2010.11.17 一番下に私なりのまとめを追記しました。 同じく茶色は放射と反射を間違いました。お詫びします。
このブログ内の表や写真はいずれも下の論文からの抜粋や転載です。カラー部分は当方が着色しました。
今年の2月の査読された論文集の中に「屋根の遮熱技術の導入効果の確認」という論文があるのを昨日見つけました。
今年の夏のブログ内で「屋根に使う遮熱材(輻射熱反射材)の偽科学は×!」と過激なタイトルでお伝えしましたが、こちらの論文は(反射材を含む)遮熱技術の効果の一定の効果があると言う「まとめ」です。逆の結果にさて内容は・・・
査読された論文ですから内容はそのとおりです。私どもような実務者が内容の事実に対しなにか言える事はありません。しかし事実と真実は若干違いますのでそのあたりを少し説明をします。
まとめからみますとと
と青字のところで「温熱環境改善のため・・・有効」とあります。つまり遮熱技術(材でない)はある一定の効果があるよとの事です。一見すると先回載せた論文と真っ向から対立するくらいの迫力です。
さてこの論文にどういう背景があるかから見ていきます。
まず発表者の名を見ますと連帯発表者の中に「遮熱技術」を研究している会社の名前があります(一番上の写真)。
次に比較した条件をみますと
地域がⅤ地域という九州などの温暖な地域での測定と断熱設定です。先回の論文はⅣ地域という新潟を含む関東などの地域です。基準の断熱性はⅣ地域の方が高く、断熱材は厚くなります。
次にこの論文内の比較した2棟の条件を見てみます(表3)。
表中赤丸、黄色丸は多分間違いです。AとBが逆の数値でしょうね。査定論文でもどうでも良い箇所の間違いはあります。反射率の定義を間違えてとらえてました。申し訳ありません。まるで囲った部分が注意するする数値です。反射材を設置したB棟の屋根の通気層が反射材を設置しないA棟の倍大きくなってます。通常通気層が大きければ熱は伝わり難いし、換気も促されます。有効開口面積を見てください。出口面積では15倍も大きいです。これでは同条件の比較といえるかどうか?。どうして同じ通気層(換気面積)で比較しなかったのでしょうか?これでは反射材の影響か換気の影響か、外壁や屋根の色の影響かはっきりとしません。つまり遮熱材(反射材)単体の性能ではないということです。
また反射材の反射率放射率の数値が0.06と鏡面並の放射率です。これは塵や埃など一切無い条件です(新築後直ぐくらい)。やはり0.1~0.2が実務的でしょうが、別にこれはこれで実験ですから特に支障はないでしょうが。
実験結果は正しいでしょうが何となく府におちません。
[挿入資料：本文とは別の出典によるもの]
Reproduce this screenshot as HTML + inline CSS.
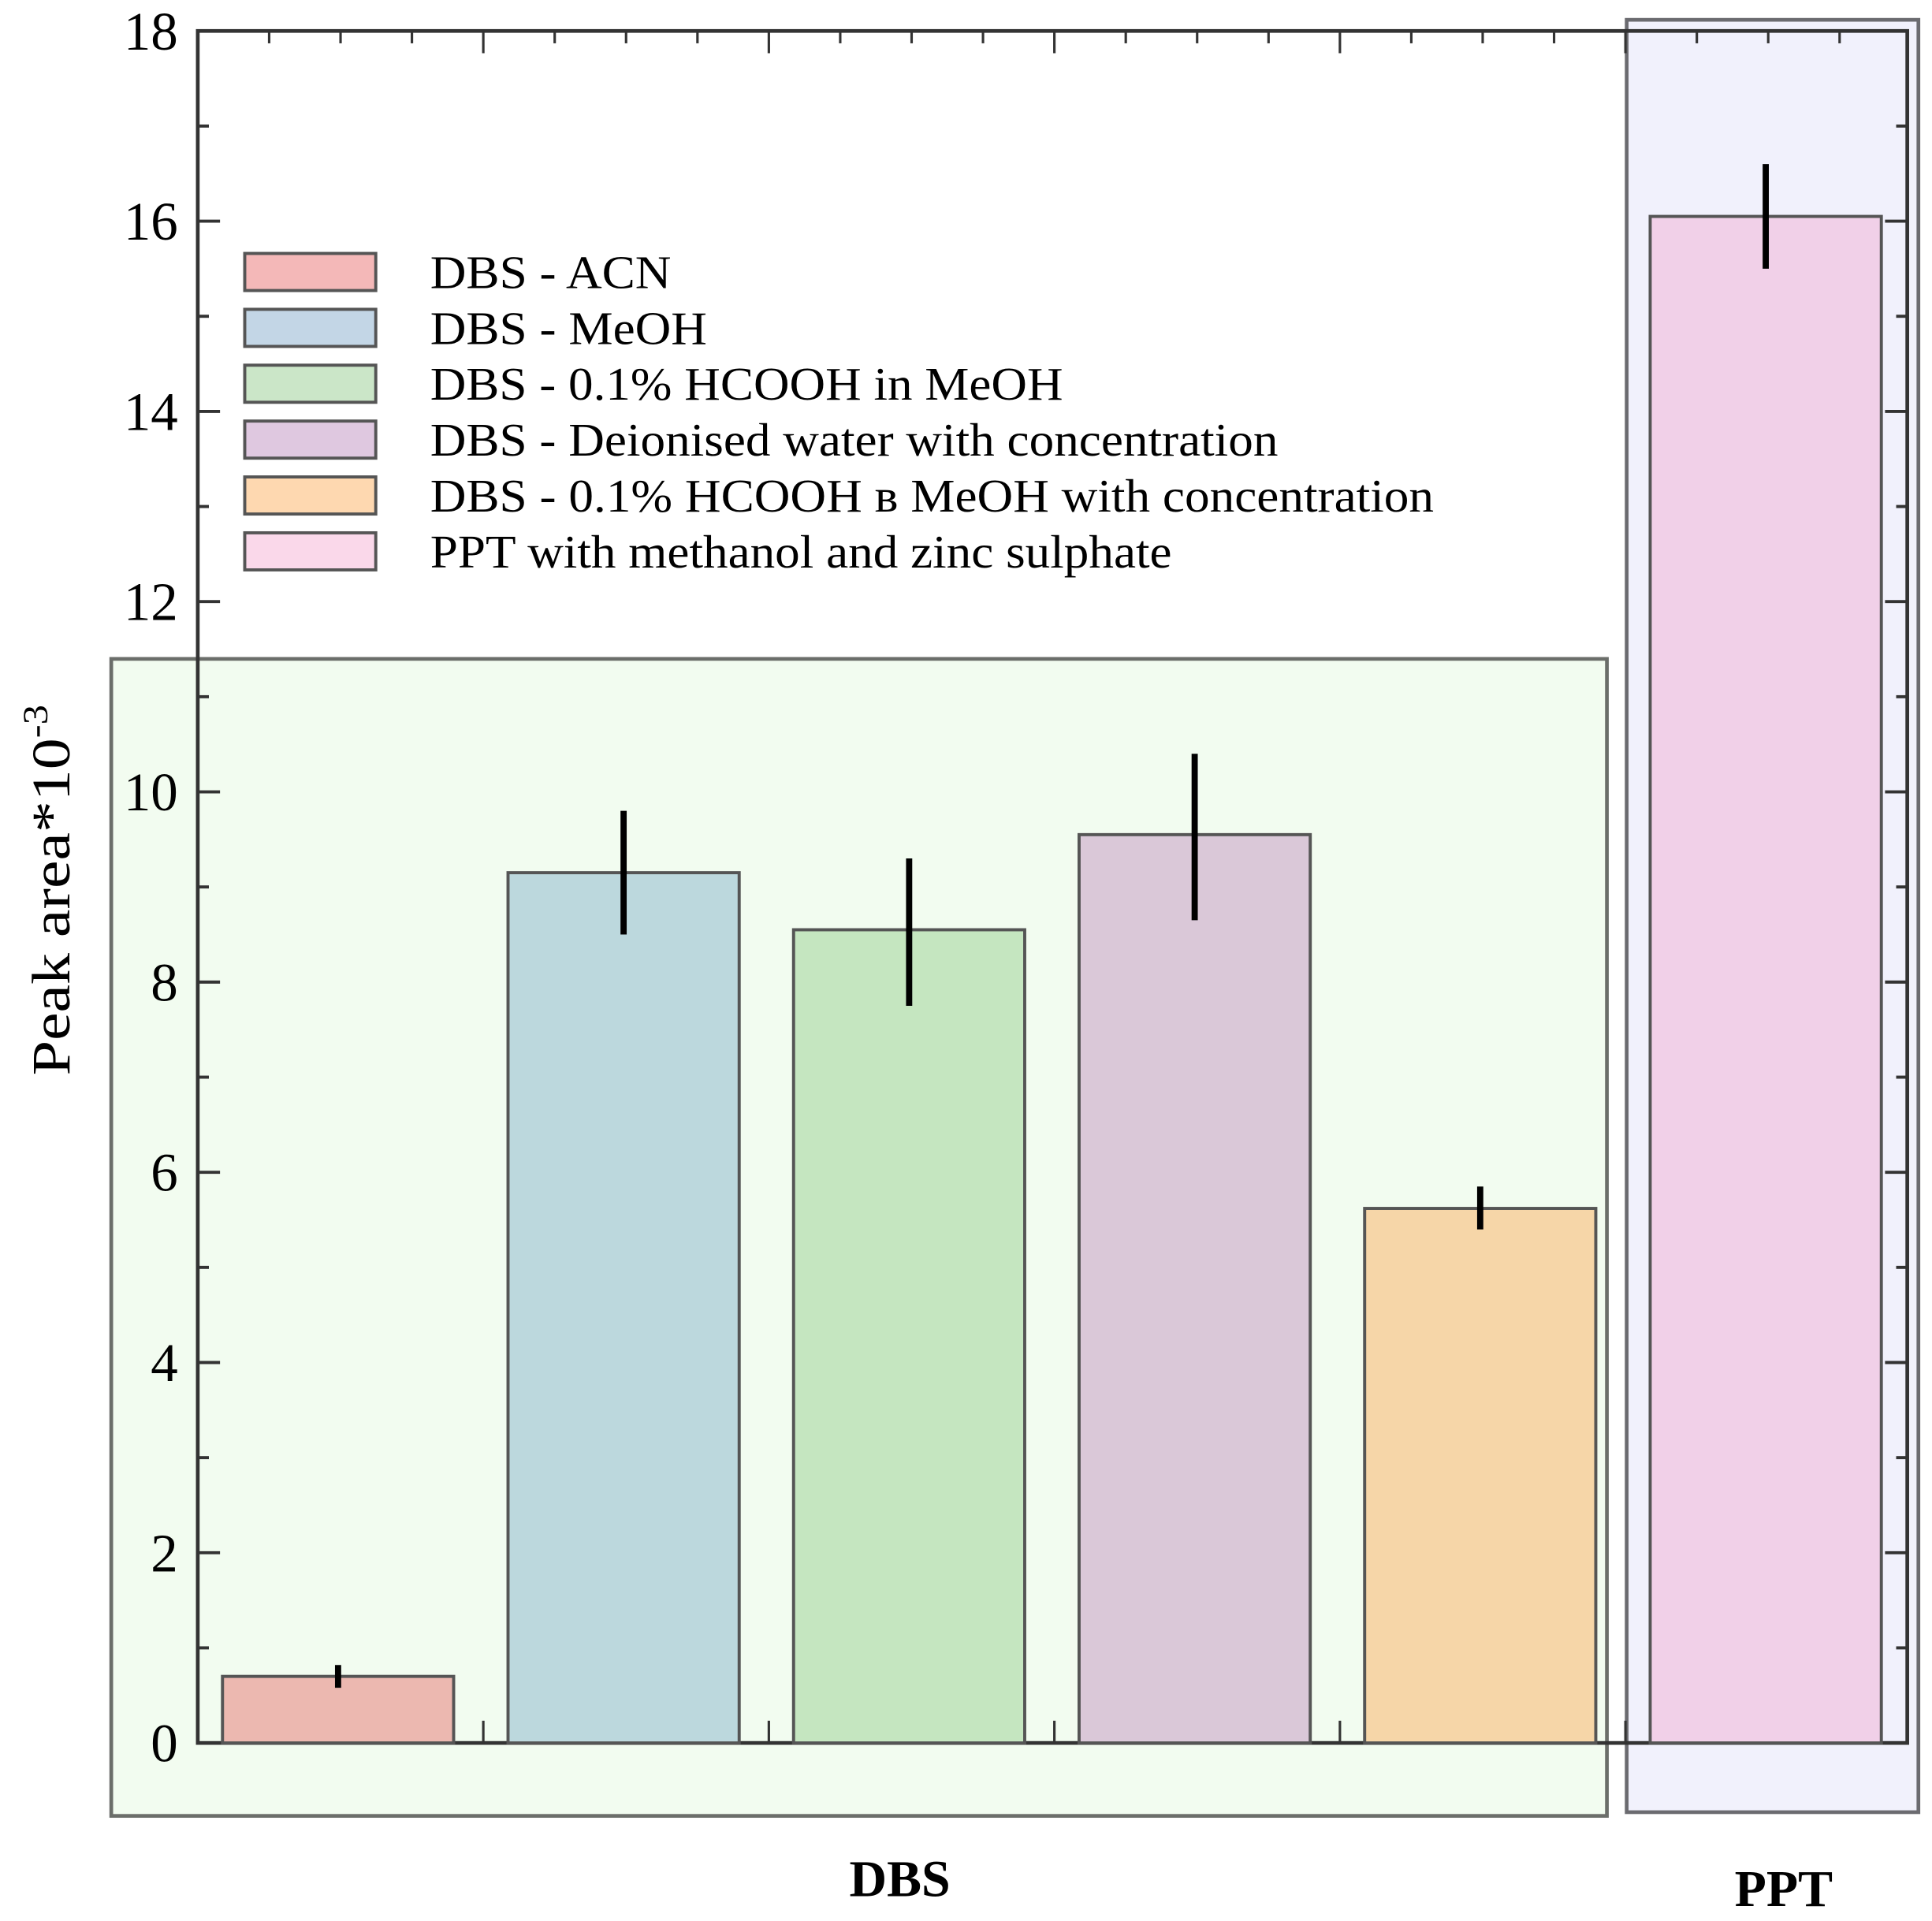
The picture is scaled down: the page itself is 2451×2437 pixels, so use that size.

多分これは「その4」という報告なのでその1から3にこの事の説明があるのかもしれません。探して見ます。
しかし・・・じっくりと、この論文の主タイトルをよく見ると、「・・・の計算法に関する研究」とあるので、計算式を算出するには、ある程度極端な事例で比較することは良くあることです。よってこの論文の条件が何か偏った事でこの評価が思わしくないとまでいういことではないとようやくわかりました。
このように、似たような論文でも主旨が大きく違う事が良くあります。それを調べると、研究目的が違うので測定条件が違っていたり地域、方法が違っていたりします。この辺を読み解く事が技術系実務者には求められます。この結果をもって、熱反射材の遮熱シート一枚あれば遮熱技術はOKではないと言うことはしっかりわかるはずです。
当方のまとめは・・・
遮熱技術は温熱改善に有効であると言うことは事実である。遮熱技術の費用対効果はまだ発展途中である事と、遮熱材一枚で断熱材が要らないくらいの効果はないと言う現実(真実)でしょうか?
このような論文は面白いです。関係者様に感謝です。
この論文はここまたは建築学会から「環境系論文集Vol75 No648」で購入購読できると思います。
コメント
まずご指摘ありがとうございます。私の反射率に対する認識の間違いでした。関係者にはご迷惑をおかけしすみませんでした。
さて、いつもありがとうございます。
おっしゃるとおりその気持ちを押さえて客観的の評価が必要です。ただ今回の論文は目的が「計算法に関する研究」ですからこのような極端な差がひつようだったのでしょう。逆にこのくらいの遮熱技術を組み合わせて効果がでると取れますし、結構コストアップになるのかな~とも思います。
論文というのは、期待する結果にしたい気持ちがどこかに出るものなのでしょう。ご指摘の通り、通気層の厚さの影響は無視できないと思います。ところで、黄色と赤マークの日射反射率は、ブラックよりシルバーが大きな数字になって良いと思うのですが、この表の数字はすでに訂正したものなのでしょうか。